The Inner Radius Of Univalency Of Domains

The inner radius of univalency of plane domains is studied in this paper. Some general formulas for the lower bound on inner radius of univalency in the sense of pre-Schwarzian derivative were established. By means of the norm of pre-Schwarzian derivative, three general formulas for the lower bound on inner radius of univalency in the sense of Schwarzian derivative were established. In addition, we can estimate the upper bound on inner radius of univalency for regular polygon by our results.There are three parts in this thesis. The first part is the preface. We introduce the theory of quasiconformal mappings, the theory of Universal Teichmuller Space and the latest developments of them. Furthermore, the problems discussed in this thesis and our main results are introduced.In part 2, we discuss the inner radius of univalency by pre-Schwarzian derivative, which means the problem to find the distance from a point in the Universal Teichmuller Space embedded by pre-Schwarzian derivative to the boundary. Based on any quasidisk, two general formulas for the lower bound on inner radius of univalency in the sense of pre-Schwarzian derivative were established. In addition, By means of the property of regions approaching to given domain, we can get another lower bound on inner radius of univalency.

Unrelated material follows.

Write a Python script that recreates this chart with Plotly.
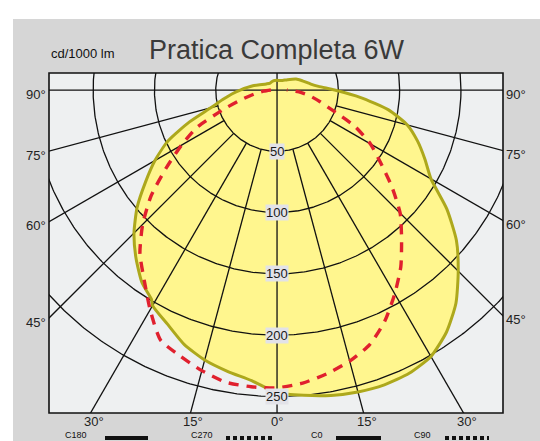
import numpy as np
import plotly.graph_objects as go

# ---------------- data (cd/1000 lm) ----------------
title_text = "Pratica Completa 6W"
unit_text = "cd/1000 lm"

# solid curve, right half (C0)
c0_angles = [0, 5, 10, 15, 20, 25, 30, 35, 40, 45, 50, 55, 60, 65, 70, 75, 80, 85, 90,
             95, 100, 110, 120, 135, 150, 165, 180]
c0_values = [247, 250, 253, 255, 256, 255, 251, 241, 227, 209, 191, 169, 145, 133, 122, 110, 92, 68, 47,
             34, 28, 22, 18, 12, 9, 8, 8]
# solid curve, left half (C180)
c180_angles = [0, 5, 10, 15, 20, 25, 30, 31, 35, 40, 45, 50, 55, 60, 65, 70, 75, 80, 85, 90,
               100, 110, 120, 135, 150, 165, 180]
c180_values = [247, 238, 233, 228, 221, 211, 203, 199, 192, 179, 165, 149, 131, 115, 98, 76, 56, 45, 37, 30,
               20, 13, 10, 8, 8, 8, 8]
# dashed curve, right half (C90)
c90_angles = [0, 5, 10, 15, 20, 25, 30, 35, 40, 45, 50, 55, 60, 65, 70, 75, 80, 85, 90]
c90_values = [243, 240, 235, 229, 221, 208, 192, 176, 158, 142, 122, 103, 88, 70, 48, 36, 27, 18, 8]
# dashed curve, left half (C270)
c270_angles = [0, 5, 10, 15, 20, 25, 30, 35, 40, 45, 50, 55, 60, 65, 70, 75, 80, 85, 90]
c270_values = [243, 243, 242, 237, 231, 225, 207, 189, 174, 155, 134, 110, 90, 72, 47, 30, 19, 11, 5]

radial_ticks = [50, 100, 150, 200, 250]
radial_labels = ["50", "100", "150", "200", "250"]
spoke_angles = [-75, -60, -45, -30, -15, 15, 30, 45, 60, 75]
side_angles = [90, 75, 60, 45]
side_labels = ["90°", "75°", "60°", "45°"]
bottom_angles = [-30, -15, 0, 15, 30]
bottom_labels = ["30°", "15°", "0°", "15°", "30°"]
legend_names = ["C180", "C270", "C0", "C90"]
legend_dashed = [False, True, False, True]

# ---------------- geometry helpers ----------------
X_MIN, X_MAX = -186.0, 184.3
Y_MIN, Y_MAX = -263.5, 13.9


def polar_xy(angles, values):
    a = np.radians(np.asarray(angles, dtype=float))
    r = np.asarray(values, dtype=float)
    return r * np.sin(a), -r * np.cos(a)


# solid curve: C180 on the left (negative angles), C0 on the right
left_a = [-a for a in c180_angles[::-1]]
left_v = c180_values[::-1]
solid_x, solid_y = polar_xy(left_a + c0_angles[1:], left_v + c0_values[1:])

dash_a = [-a for a in c270_angles[::-1]] + c90_angles[1:]
dash_v = c270_values[::-1] + c90_values[1:]
dash_x, dash_y = polar_xy(dash_a, dash_v)

fig = go.Figure()

# yellow fill
fig.add_trace(go.Scatter(x=solid_x, y=solid_y, mode="lines", fill="toself",
                         fillcolor="#FFF68E", line=dict(width=0, shape="spline", smoothing=0.6),
                         hoverinfo="skip"))

# grid circles
t = np.linspace(0, 2 * np.pi, 721)
gx, gy = [], []
for r in radial_ticks:
    gx += list(r * np.cos(t)) + [None]
    gy += list(r * np.sin(t)) + [None]
# spokes from the first circle outward
for a in spoke_angles:
    sx, sy = polar_xy([a, a], [radial_ticks[0], 600])
    gx += list(sx) + [None]
    gy += list(sy) + [None]
# 0 deg and 90 deg axes
gx += [0, 0, None, -400, 400, None]
gy += [100, -400, None, 0, 0, None]
fig.add_trace(go.Scatter(x=gx, y=gy, mode="lines", line=dict(color="#111111", width=1.3),
                         hoverinfo="skip"))

# solid outline
fig.add_trace(go.Scatter(x=solid_x, y=solid_y, mode="lines",
                         line=dict(color="#ADA81C", width=3.0, shape="spline", smoothing=0.6),
                         hoverinfo="skip"))
# dashed curve
fig.add_trace(go.Scatter(x=dash_x, y=dash_y, mode="lines",
                         line=dict(color="#E0202E", width=3.4, dash="10px,8px",
                                   shape="spline", smoothing=0.6),
                         hoverinfo="skip"))

W, H = 540, 441
ML, MR, MT, MB = 49, 37, 73, 28
PW, PH = W - ML - MR, H - MT - MB


def px_x(p):
    return (p - ML) / PW


def px_y(p):
    return (H - MB - p) / PH


annotations = []
FONT = "Liberation Sans, Arial, sans-serif"
# title
annotations.append(dict(text=title_text, x=px_x(277), y=px_y(50), xref="paper", yref="paper",
                        xanchor="center", yanchor="middle", showarrow=False,
                        font=dict(family=FONT, size=27, color="#3A3A3A")))
annotations.append(dict(text=unit_text, x=px_x(49), y=px_y(54), xref="paper", yref="paper",
                        xanchor="left", yanchor="middle", showarrow=False,
                        font=dict(family="Liberation Sans Narrow, " + FONT, size=13, color="#111111")))
# radial labels
for r, lab in zip(radial_ticks, radial_labels):
    annotations.append(dict(text=lab, x=0, y=-r, xref="x", yref="y", showarrow=False,
                            xanchor="center", yanchor="middle", bgcolor="#E2E2E8", borderpad=0,
                            font=dict(family=FONT, size=13, color="#1A1A1A")))
# side labels
for a, lab in zip(side_angles, side_labels):
    yl = -abs(X_MIN) / np.tan(np.radians(a)) if a != 90 else 0.0
    yr = -abs(X_MAX) / np.tan(np.radians(a)) if a != 90 else 0.0
    annotations.append(dict(text=lab, x=0, y=yl, xref="paper", yref="y", showarrow=False,
                            xanchor="right", yanchor="middle", xshift=-1, yshift=-4,
                            font=dict(family=FONT, size=13, color="#222222")))
    annotations.append(dict(text=lab, x=1, y=yr, xref="paper", yref="y", showarrow=False,
                            xanchor="left", yanchor="middle", xshift=1, yshift=-4,
                            font=dict(family=FONT, size=13, color="#222222")))
# bottom labels
for a, lab in zip(bottom_angles, bottom_labels):
    xb = abs(Y_MIN) * np.tan(np.radians(a))
    annotations.append(dict(text=lab, x=xb, y=0, xref="x", yref="paper", showarrow=False,
                            xanchor="center", yanchor="top", xshift=3 if a != 0 else 0, yshift=0,
                            borderpad=0,
                            font=dict(family=FONT, size=13, color="#222222")))

# legend (at the very bottom edge of the image)
legend_text_x = [64, 190, 310, 413]
legend_line_x = [(105, 148), (226, 272), (336, 381), (445, 489)]
shapes = [
    dict(type="rect", xref="paper", yref="paper", x0=px_x(13), x1=px_x(545), y0=px_y(445), y1=px_y(19),
         fillcolor="#D6D6D6", line=dict(width=0), layer="below"),
    dict(type="rect", xref="paper", yref="paper", x0=0, x1=1, y0=0, y1=1,
         fillcolor="#EEF0F1", line=dict(width=0), layer="below"),
    dict(type="rect", xref="paper", yref="paper", x0=0, x1=1, y0=0, y1=1,
         line=dict(color="#111111", width=1.6), layer="above"),
]
for name, tx, (l0, l1), dashed in zip(legend_names, legend_text_x, legend_line_x, legend_dashed):
    annotations.append(dict(text=name, x=px_x(tx), y=px_y(441), xref="paper", yref="paper",
                            xanchor="left", yanchor="bottom", showarrow=False, borderpad=0,
                            font=dict(family=FONT, size=9, color="#111111")))
    shapes.append(dict(type="line", xref="paper", yref="paper", x0=px_x(l0), x1=px_x(l1),
                       y0=px_y(438), y1=px_y(438),
                       line=dict(color="#111111", width=4, dash="4px,3px" if dashed else "solid")))

fig.update_layout(
    width=W, height=H,
    margin=dict(l=ML, r=MR, t=MT, b=MB, autoexpand=False),
    paper_bgcolor="white", plot_bgcolor="rgba(0,0,0,0)",
    showlegend=False,
    xaxis=dict(range=[X_MIN, X_MAX], visible=False, fixedrange=True),
    yaxis=dict(range=[Y_MIN, Y_MAX], visible=False, fixedrange=True),
    annotations=annotations,
    shapes=shapes,
)

fig.write_html("out.html", config={"displayModeBar": False},
               post_script="document.body.style.margin='0';document.body.style.overflow='hidden';")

As an application of this formula, we can estimate the upper bound of inner radius of univalency for regular polygon.In part 3, we discuss the relationship between the Universal Teichmuller Space embedded by pre-Schwarzian derivative and the inner radius of univalency by Schwarzian derivative. By means of the norm of pre-Schwarzian derivative, three general formulas for the lower bound of inner radius of univalency in the sense of Schwarzian derivative were established. We can apply the theory of Universal Teichmuller Space to explain their geometric meaning which shows the relationship between the inner radius of univalency by Schwarzian derivative and the norm defined in Universal Teichmuller Space embedded by pre-Schwarzian derivative.